Stored data

========================

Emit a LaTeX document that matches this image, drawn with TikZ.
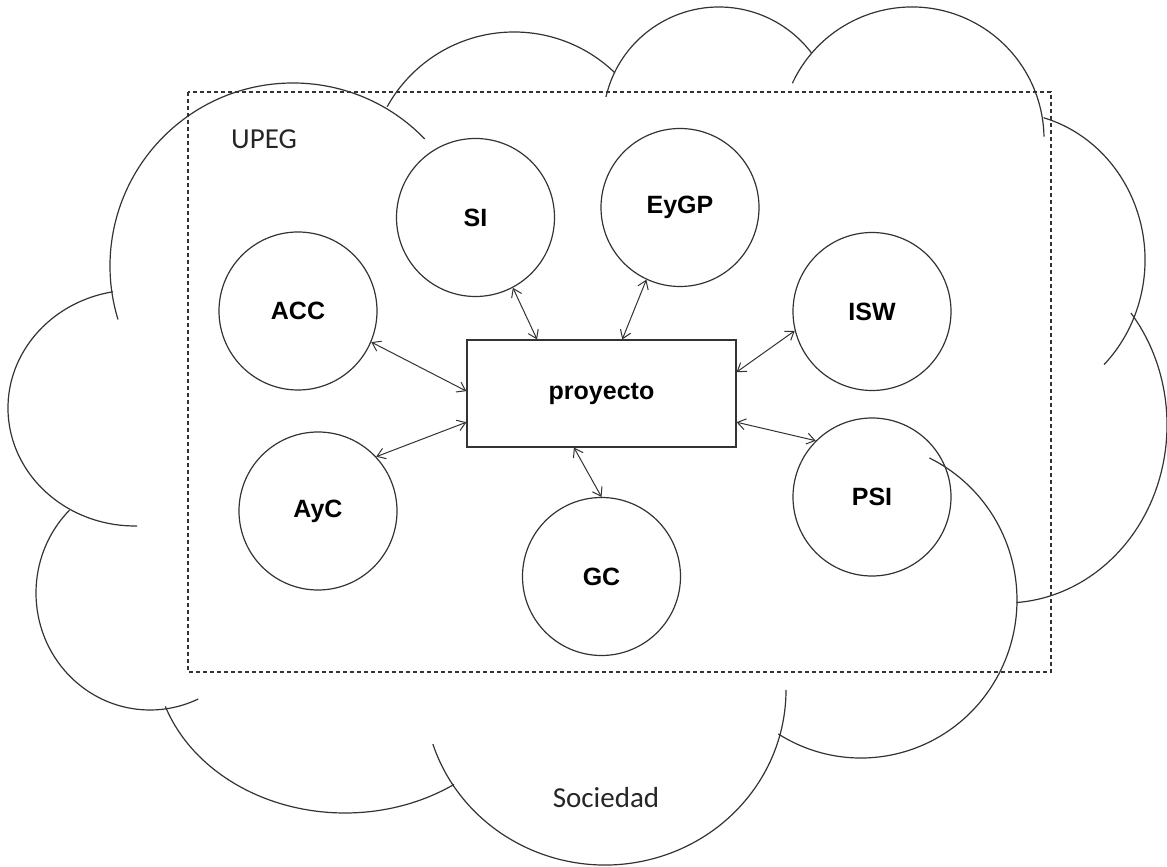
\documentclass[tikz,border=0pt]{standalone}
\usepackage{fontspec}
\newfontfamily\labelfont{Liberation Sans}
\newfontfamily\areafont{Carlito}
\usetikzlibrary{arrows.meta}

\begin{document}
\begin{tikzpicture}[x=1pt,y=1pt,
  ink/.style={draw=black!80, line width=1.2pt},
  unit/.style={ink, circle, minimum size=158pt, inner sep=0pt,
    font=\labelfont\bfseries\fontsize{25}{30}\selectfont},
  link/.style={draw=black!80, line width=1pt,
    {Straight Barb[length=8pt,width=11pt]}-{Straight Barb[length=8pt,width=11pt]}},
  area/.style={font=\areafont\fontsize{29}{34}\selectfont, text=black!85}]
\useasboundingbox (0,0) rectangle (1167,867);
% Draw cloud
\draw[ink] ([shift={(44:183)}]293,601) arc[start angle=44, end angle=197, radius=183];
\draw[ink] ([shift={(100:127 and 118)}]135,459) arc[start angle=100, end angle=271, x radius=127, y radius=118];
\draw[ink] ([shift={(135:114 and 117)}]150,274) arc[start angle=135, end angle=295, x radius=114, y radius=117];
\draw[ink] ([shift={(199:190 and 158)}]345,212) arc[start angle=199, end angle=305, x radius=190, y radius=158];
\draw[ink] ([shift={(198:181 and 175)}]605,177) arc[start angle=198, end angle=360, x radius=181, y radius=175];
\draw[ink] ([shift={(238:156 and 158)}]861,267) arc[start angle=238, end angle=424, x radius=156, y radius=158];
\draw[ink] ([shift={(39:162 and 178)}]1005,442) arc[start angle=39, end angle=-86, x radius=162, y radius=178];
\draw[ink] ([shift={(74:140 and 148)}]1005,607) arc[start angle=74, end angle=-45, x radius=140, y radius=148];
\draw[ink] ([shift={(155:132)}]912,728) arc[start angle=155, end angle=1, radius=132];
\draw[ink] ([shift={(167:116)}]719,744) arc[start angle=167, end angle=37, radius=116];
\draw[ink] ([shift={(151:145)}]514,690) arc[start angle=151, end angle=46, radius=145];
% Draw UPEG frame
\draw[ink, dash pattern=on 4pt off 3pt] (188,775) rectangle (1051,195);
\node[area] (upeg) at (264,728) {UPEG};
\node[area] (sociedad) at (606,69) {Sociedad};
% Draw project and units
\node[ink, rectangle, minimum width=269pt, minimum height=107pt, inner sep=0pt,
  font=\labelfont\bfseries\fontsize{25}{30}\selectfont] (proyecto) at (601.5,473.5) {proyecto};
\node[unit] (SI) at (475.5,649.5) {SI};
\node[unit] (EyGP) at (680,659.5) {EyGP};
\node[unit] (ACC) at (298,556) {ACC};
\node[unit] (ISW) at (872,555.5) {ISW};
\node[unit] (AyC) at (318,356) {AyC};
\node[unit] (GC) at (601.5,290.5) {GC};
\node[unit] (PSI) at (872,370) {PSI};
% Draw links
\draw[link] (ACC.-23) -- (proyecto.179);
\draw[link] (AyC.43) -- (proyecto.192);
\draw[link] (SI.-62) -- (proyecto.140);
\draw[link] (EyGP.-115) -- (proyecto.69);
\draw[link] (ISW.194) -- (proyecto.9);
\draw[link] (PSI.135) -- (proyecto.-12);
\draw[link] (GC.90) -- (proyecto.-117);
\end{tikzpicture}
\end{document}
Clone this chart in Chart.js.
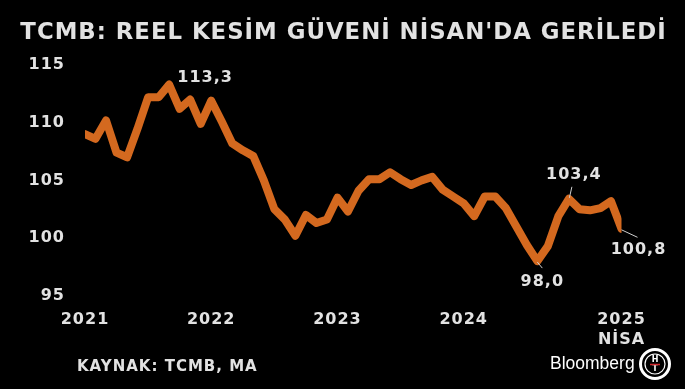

========================

Show every line of the listing in which the string "this" can be found.

Emit a LaTeX document that matches this image, drawn with TikZ.
Clone this chart in Chart.js.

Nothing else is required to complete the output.